Tuesday, March 27, 2007

Gen Ed-itorial

Why I don’t like our Gen Ed system. – Guest Column in the Daily Nebraskan

First, I’d like to note that I support Liberal Arts wholeheartedly by taking as many weird classes as I can. In fact, this semester I took classes in Marketing, International Studies, and Ed Psych. Which makes me uniquely qualified to… whine, I guess.

I don’t like forced gen eds. Value vanishes as sizes skyrocket and students conscripted into classes stop caring. The facebook group ‘Keep Your (bleeping) Hand Down in Lecture and Shut Up. No One Cares’ has 131,451 members as of this writing.
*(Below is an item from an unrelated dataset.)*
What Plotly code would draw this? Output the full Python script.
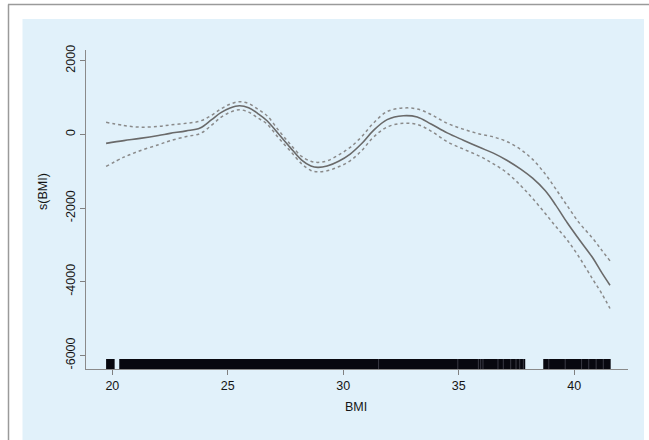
import plotly.graph_objects as go

# ---- data ----
bmi = [19.73, 20.5, 21.2, 22.0, 22.5, 23.2, 23.8, 24.3, 24.7, 25.1, 25.5, 25.9, 26.3, 26.7,
       27.2, 27.7, 28.2, 28.6, 28.9, 29.3, 29.8, 30.3, 30.8, 31.3, 31.9, 32.6, 33.2, 33.8,
       34.5, 35.2, 35.9, 36.5, 37.1, 37.7, 38.2, 38.75, 39.2, 39.7, 40.2, 40.8, 41.2, 41.55]
s_fit = [-245, -170, -109, -30, 27, 95, 175, 400, 590, 715, 777, 725, 565, 370,
         10, -353, -700, -860, -897, -860, -730, -535, -250, 100, 400, 505, 470, 280,
         40, -160, -353, -510, -710, -950, -1190, -1532, -1920, -2400, -2840, -3350, -3760, -4095]
s_upper = [326, 240, 195, 215, 253, 300, 360, 520, 690, 820, 886, 840, 685, 505,
           110, -264, -600, -730, -761, -720, -560, -353, -60, 300, 620, 715, 690, 540,
           300, 140, 10, -70, -200, -420, -680, -1080, -1480, -1940, -2390, -2820, -3150, -3435]
s_lower = [-870, -620, -445, -280, -174, -60, 20, 250, 462, 600, 668, 605, 445, 280,
           -100, -446, -800, -980, -1016, -990, -880, -717, -440, -80, 200, 299, 270, 90,
           -200, -400, -590, -800, -1050, -1400, -1740, -2150, -2500, -2870, -3320, -3932, -4330, -4728]

# rug: dense observation blocks and lighter streaks inside them
rug_start = [19.73, 20.30, 38.66]
rug_end = [20.10, 37.88, 41.58]
rug_light = [31.53, 34.96, 35.85, 35.95, 36.05, 36.70, 36.93, 37.25, 37.48, 37.64, 37.80,
             38.90, 39.61, 40.32, 40.63, 40.95, 41.26]

x_ticks = [20, 25, 30, 35, 40]
y_ticks = [2000, 0, -2000, -4000, -6000]
y_tick_text = ["2000", "0", "-2000", "-4000", "-6000"]

# ---- figure ----
W, H = 649, 440
L, R, T, B = 86, 21, 50, 71
pw, ph = W - L - R, H - T - B

def px(xp):
    return (xp - L) / pw

def py(yp):
    return (H - B - yp) / ph

blue = "#E1F1FA"
txt = "#151515"
fig = go.Figure()

fig.add_trace(go.Scatter(x=bmi, y=s_upper, mode="lines", line_shape="spline",
                         line=dict(color="#8a8a8a", width=1.5, dash="dot", smoothing=1.0),
                         hoverinfo="skip"))
fig.add_trace(go.Scatter(x=bmi, y=s_lower, mode="lines", line_shape="spline",
                         line=dict(color="#8a8a8a", width=1.5, dash="dot", smoothing=1.0),
                         hoverinfo="skip"))
fig.add_trace(go.Scatter(x=bmi, y=s_fit, mode="lines", line_shape="spline",
                         line=dict(color="#6a6a6a", width=1.6, smoothing=1.0), hoverinfo="skip"))

shapes = []
# page decoration
shapes.append(dict(type="rect", xref="paper", yref="paper", x0=px(22.5), x1=px(644),
                   y0=py(445), y1=py(19), fillcolor=blue, line=dict(width=0), layer="below"))
shapes.append(dict(type="line", xref="paper", yref="paper", x0=px(8.5), x1=px(8.5),
                   y0=py(445), y1=py(4.5), line=dict(color="#9a9a9a", width=1.5), layer="below"))
shapes.append(dict(type="line", xref="paper", yref="paper", x0=px(8), x1=px(650),
                   y0=py(4.5), y1=py(4.5), line=dict(color="#9a9a9a", width=1.5), layer="below"))
rug_h = 10 / ph
for a, b in zip(rug_start, rug_end):
    shapes.append(dict(type="rect", xref="x", yref="y domain", x0=a, x1=b, y0=0, y1=rug_h,
                       fillcolor="#08080f", line=dict(width=0)))
for v in rug_light:
    shapes.append(dict(type="line", xref="x", yref="y domain", x0=v, x1=v, y0=0, y1=rug_h,
                       line=dict(color="#3a3a44", width=1)))

fig.update_layout(
    width=W, height=H, margin=dict(l=L, r=R, t=T, b=B),
    paper_bgcolor="white", plot_bgcolor=blue, showlegend=False,
    font=dict(family="Liberation Sans, Arial, sans-serif", size=12, color=txt),
    shapes=shapes,
    xaxis=dict(range=[18.86, 42.33], tickvals=x_ticks, ticks="outside", ticklen=5,
               tickcolor="#808080", showline=True, linecolor="#8a8a8a", linewidth=1.2,
               showgrid=False, zeroline=False, tickfont=dict(size=12.5, color=txt)),
    yaxis=dict(range=[-6370, 2290], tickvals=y_ticks, ticktext=y_tick_text, ticks="outside",
               ticklen=5, tickcolor="#808080", tickangle=-90, showline=True,
               linecolor="#8a8a8a", linewidth=1.2, showgrid=False, zeroline=False,
               tickfont=dict(size=12.5, color=txt)),
    annotations=[
        dict(text="BMI", xref="paper", yref="paper", x=px(356), y=py(407), showarrow=False,
             xanchor="center", yanchor="middle", font=dict(size=12.5, color=txt)),
        dict(text="s(BMI)", xref="paper", yref="paper", x=px(43), y=py(192), showarrow=False,
             textangle=-90, xanchor="center", yanchor="middle",
             font=dict(size=12.5, color=txt)),
    ],
)

fig.write_html("out.html")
Unfortunately, in a big university it’s not easy to make sure that students are getting experience outside their major. You make a list of subjects that are important, and higher level courses have more requirements, sticking students in basic classes en masses.

Why Gen Eds Exist
Gen eds are seen as ways for the University to make more money. In the current gen ed system classes often don’t count after a student switches majors, but this image is more tied to the fact that the classes are seen as useless hurdles. And they often trip students, forcing graduation in 5, 6, or more years.

The problem is partly the current system of ES, IS, and BS (like history of rock), but that’s being worked on by the Gen Ed Planning team. Send ideas to John Janovy at jjanovy@unlserve.unl.edu, or search for ‘Review and Revision of General Education at UNL’ on the UNL website to learn more. And note that Educational Psych is useful!

Why Gen Eds Suck
There’s always fighting between professors who want to, you know, teach; administrators who want to, you know, keep student fees low with more people in each class; and students who want to, you know, get a degree on the cheap.
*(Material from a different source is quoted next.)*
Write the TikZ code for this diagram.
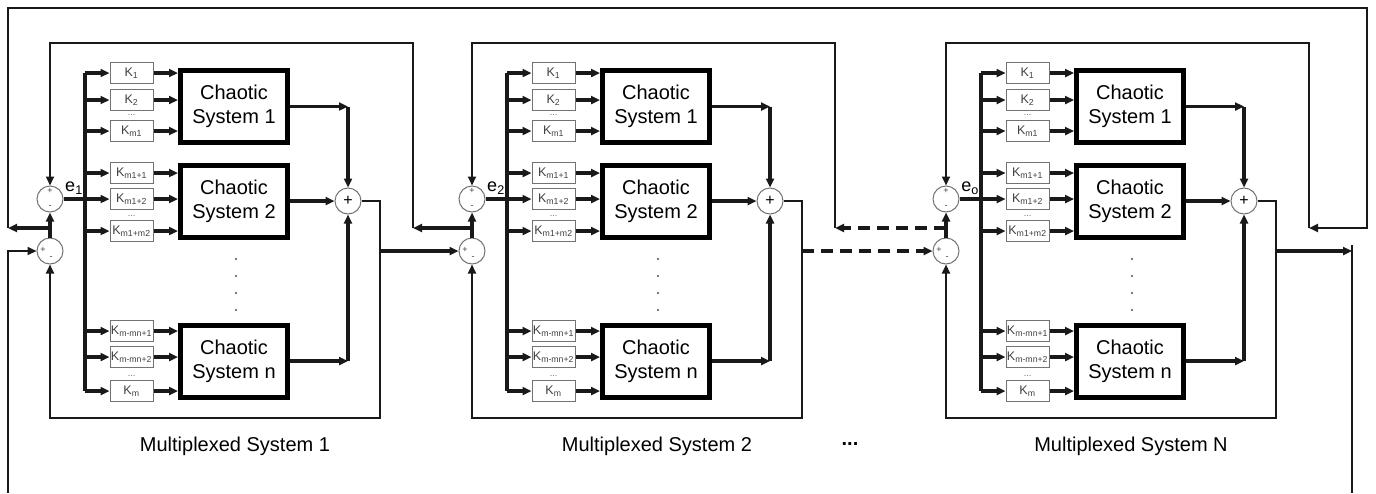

So we make classes huge and use TAs. I don’t like it. It forces students to ‘learn’ from TAs, professors to ignore their students, and administrators to deal with cranky professors, TAs, and students. But it’s kind of a necessary evil. Fees must be low and students must be educated, or at least lectured at and busyworked. Hence… the cranky teaching the bored on the cheap. Welcome to UNL.

The real problem I have with Gen Eds is that nobody cares about them. They’re just a hurdle to jump for everyone. But anyone could fix it. Which makes understanding why it’s not fixed even more…Byzantine. International Studies to the rescue.

Good Classes
I’ll start with Students, because you’re the bored ones reading this in your gen ed classes. Professors are good people. If you sign up for a high level class you’ll probably get in if you show you’re interested. You’ll likely have less work; Gen eds need busywork to make sure every loafer seems to learn.

The work will be harder, but there’ll be less of it. It might actually have a point. Try making a list of cool looking classes and signing up. You’ll be surprised what you get into, and if you can always drop later.

Small Hurdles
Administrators, try to make caring as easy as possible. Ignore complaints about diluting learning. Prereqs aren’t learning; they’re what’s required before you can learn. If you’re forced to pretend a hurdle isn’t something to jump, you resent hurdles and whoever the hell made hurdles so high. If a student is interested, they’ll learn. If not, they won’t. If they’re learning so they can move on, they want to learn fast and focused. Make it easy, and they’ll thank you for it.

If there are requirements for high-level classes that really only consist of a textbook, make it Keller Plan. Make every course you can Keller plan. If you get a reputation for efficiency, it pays off. Cultural Branding. (I was paying attention in Marketing, Prof. Epp. Please don’t fail me.) If you could get up to 490 level (read; cool) classes without years of prereqs more students would be willing to do it.

Keep In Touch
Professors, look at the gen ed requirements. I wonder why students are forced to take gen eds if professors don’t even care enough to know them. Audit a gen ed, see what students are being forced to sit through. Apathy is a conditioned response. Students are expected to complain; If professors whine, changes happen. If you aren’t a whiner, try fitting gen ed concepts into your lectures. If the students see you care, they might start.

Executive Summary
It’s not that students don’t want to work, we just don’t want to work more than we have to. Forcing students to waste time on busywork in huge, cheap classes isn’t what anyone wants, it’s a necessary evil. As long as we let hurdles stand, they will. I, for one, will keep taking crazy classes and ignoring requirements. Even if 131,478 (27 added) of you think I should keep my bleeping hand down.